Chapel of the Transfiguration - Grand Teton National Park

Don’t misunderstand why I have come. I did not come to abolish the law of Moses or the writings of the prophets. No, I came to accomplish their purpose. [Matthew 5:17 (NLT)]

In the middle of Grand Teton Nation Park is a small log church, the Chapel of the Transfiguration. Built in 1925, it offers a beautiful view of the majestic Teton Mountain Range through a window behind the altar. When people gaze out that window, I wonder how many think of the amazing event—the transfiguration—that took place on another mountaintop more than 2,000 years ago.

About a week after Peter called Jesus “the Messiah sent from God!” and Jesus explained that He’d suffer, die, and be raised, Peter, John and James accompanied Him up a mountain to pray. While tradition says it was Mt. Tabor, both its height (only 1,800 feet) and location make that unlikely. While not as high as the 13,000 ft. Grand Teton, Mt. Hermon’s height (9,000 feet) and location make it the more likely location of this glorious event.

While praying, Jesus made a dramatic change: his face transformed and his clothes turned white and gleaming. Having only seen Jesus in his human form, His now glorious presence gave the disciples a greater understanding of his deity. Two men then appeared and spoke with Jesus about his exodus (or departure) from this world. They were Moses and Elijah—representing, at least symbolically, the Law and the Prophets. Jesus, as we know, was their fulfillment.

Amazed at what was the ultimate mountaintop experience, Peter foolishly suggested building three shelters for Jesus and his visitors. That, of course, was a mistake; neither the lawgiver not the prophet were Jesus’s equal. Furthermore, that Peter wanted this glorious event to continue would have kept Jesus from the mission He’d already explained to His disciples. A cloud then enveloped them all and a voice, unmistakably that of God, said, “This is my dearly loved Son, who brings me great joy. Listen to him.” [Matthew 17:5] The “Listen to him,” made it clear that the One who was new would be replacing the old way. After this powerfully dramatic event, the four men found themselves alone on the mountaintop.

Jesus commanded the disciples to keep silent as to what had taken place until after his resurrection. Looking for a Messiah who’d be a political deliverer rather than one who was a suffering servant, the world wouldn’t understand what had transpired. Even the disciples, the men who’d walked with Him for three years, didn’t fully understand the meaning of their mountaintop experience. It was not until Jesus joined them in that locked room on Easter that they finally understood that He’d come to conquer death rather than Romans.

The transfiguration was a foretaste of things yet to come and, someday, we all will see the fullness of Christ’s glory as did Peter, James, and John. Although Jesus told His disciples to keep his identity a secret, let us not forget that was only a temporary request. He later told them to “make disciples of all the nations.”
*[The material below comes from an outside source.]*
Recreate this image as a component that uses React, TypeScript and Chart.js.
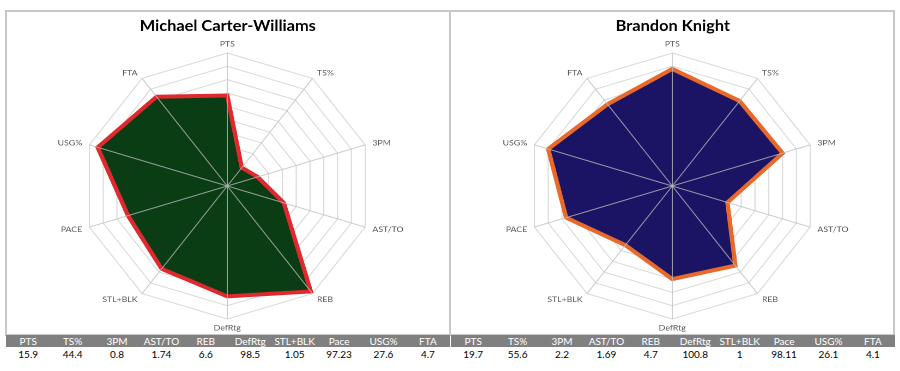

Jesus came and told his disciples, “I have been given all authority in heaven and on earth. Therefore, go and make disciples of all the nations, baptizing them in the name of the Father and the Son and the Holy Spirit. Teach these new disciples to obey all the commands I have given you. And be sure of this: I am with you always, even to the end of the age.” [Matthew 28:18-20 (NLT)]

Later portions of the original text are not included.